Thursday 6 May 2021

Galt's 'The Steam-Boat' 1822

 

           
First edition - July 1822.

A strange 'jerky' book; in fact, rather a hodgepodge or hotchpotch. It is purportedly the adventures of one Thomas Duffle, cloth-merchant in the Salt Market of Glasgow, who, on the advice of his worthy landlady Mrs MacLecket, decides to try the benefit of the sea air in the steam-boat to Greenock. Listening to several stories/reminiscences by fellow passengers, he ventures to come before the public in the book-making line. He not only describes the passengers, but relates their tales - he is encouraged to do this by his neighbour, Mr. Thomas Sweeties the grocer, and his landlady.

Galt is amusing about the rivalries between Greenock and Port-Glasgow and shows his usual wonderful turns of phrase when describing his characters. There is the talkative gentlewoman of no great capacity, sadly troubled with a weakness of parts about her intellectuals. I seem to recall one character from a previous Galt novel - the daft laddie, when he was asked what took him so often to Greenock, - "It's a fine place," quo' Jemmy, "for a' the folk there are just like mysel." The two mini-voyages, up and down the Clyde, takes us to page 149 of a 359 page book. Then it appears to veer off into a totally different work. True, it still concerns Mr. Duffle, but he is now off to Edinburgh and then London to witness the coronation of King George IV (pages 150 -283). 

Early Clyde Steam-Boat

It gives the Author an opportunity to bring back two of his well-known characters - Doctor and Mrs Pringle from Garnock, who are on the same boat, travelling to London to see their pregnant daughter Rachel and her husband Captain Sabre. Thank goodness, the reader doesn't have to put up with Mrs. Pringle's appallingly spelt letters this time! The Coronation scenes are mediocre, with only flashes of decent Galtisms. Quite amusing is the kitting out of poor Duffle in some clearly dreadful and old-fashioned clothes for the event. Duffle is accorded kudos by the Londoners for being the Mr. Duffle of Blackwood's Magazine. Even better, he meets the Author of Waverley (a most comical novel, that the Doctor read, and thought was a true history book). When the great Sir Walter - after some familiar interchange of the eye had taken place between him and me; and when he understood that my name was Duffle, and that I corresponded in a secret manner with Mr Blackwood, the bookseller in Edinburgh, he said that he had been juyst like to die at some of my writings, which I was very well pleased to hear...` I liked the later reference to the GREAT UNKNOWN, as some call him, when he put out his tale of Old Mortality, true Presbyterians conceived that he had laid an irreverent hand on the ark of our great national cause, the Covenant; and, animated by the spirit of ancient zeal, immediately began to repair the tombs of the martyrs...
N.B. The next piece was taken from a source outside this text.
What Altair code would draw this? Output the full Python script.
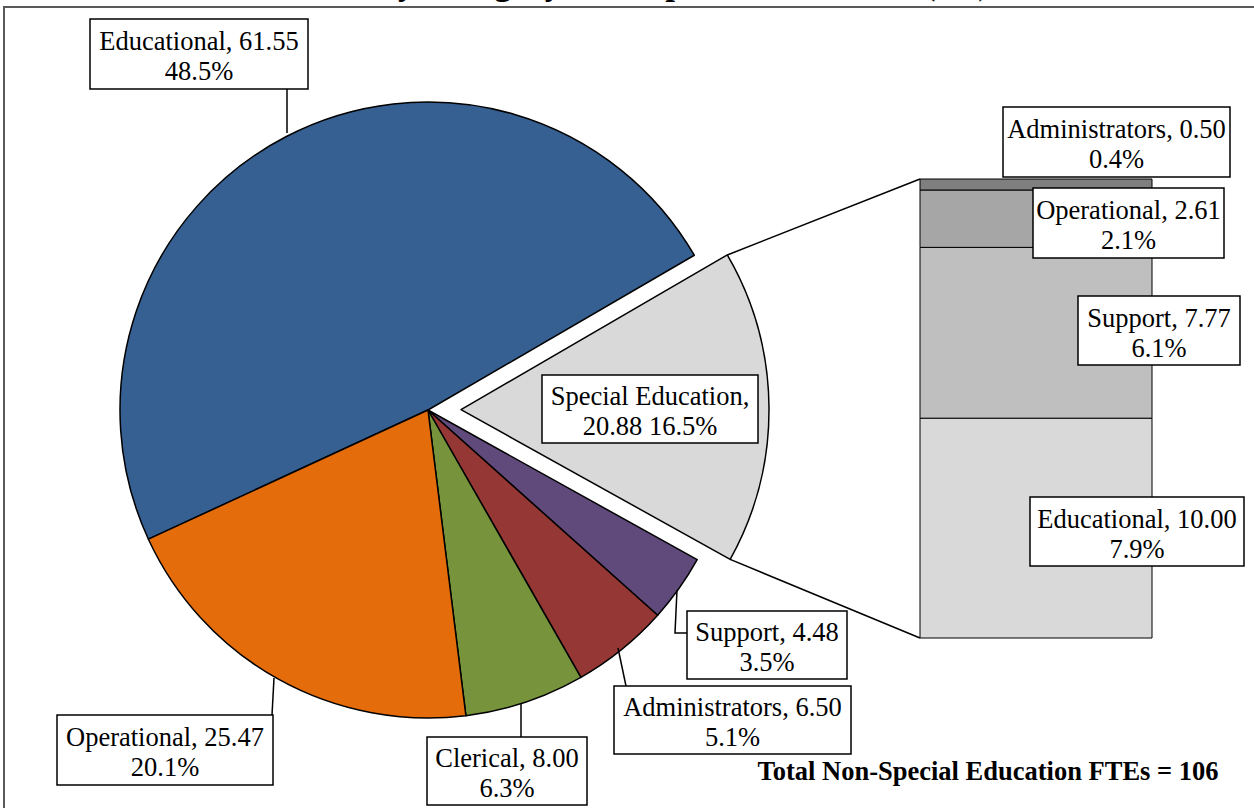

There a humorous paragraph relating to a matronly woman, on the same return voyage to Edinburgh from London: "Madam...as ye seem to have had some experience of man, ye'll just gie us a bit tig and gae by, in the shape of some wee couthy tale; and, to help oil the hinge of your tongue, hae, take a glass o' wine."   One or two of the tales I enjoyed, such as  The Wig and the Black Cat; Travelling By Night; The Buried Alive; The Covenanter (a rejoinder to Scott's novel) and Mrs Ogle of Balbogle. Galt (or, his mouthpiece Duffle) is also pleasingly cattish about the citizens of Edinburgh discoursing about its beautiful prospects, and its other kinds of beatitudes and superiorities, physical and metaphysical.

Galt seems to have spoken from the heart when he wrote the following: nor can I say that I hae ony particular fondness for critics at all, especially since I began to put out my writings, for it is well known that they are creatures of no mercy, but just like wasps and clegs, delight and make their living by tormenting poor authors, who are the useful cattle and milch cows of literature.

He would not have liked this contemporary review by Francis Jeffrey of The Steam-Boat (Secondary Scottish Novels, Edinburgh Review, October 1823): His next publication, however, though only in one volume, is undoubtedly the worst of the whole - we allude to the thing called 'The Steam-Boat', which has really no merit at all; and should never have been transplanted from the Magazine in which we are informed it first made its appearance. With the exception of some trash about the Coronation, which nobody of course could ever look at three months after the thing itself was over, it consists of a series of vulgar stories, with little either of probability or originality  to recommend them. Certainly, one accepts that The Steam-Boat makes no real sense in book form - it is much better suited to a magazine format; but, even there, the failure to end several of the stories irritates the reader, even if the author's plan was to be humorous and 'practical (the narrators are having to leave the boat).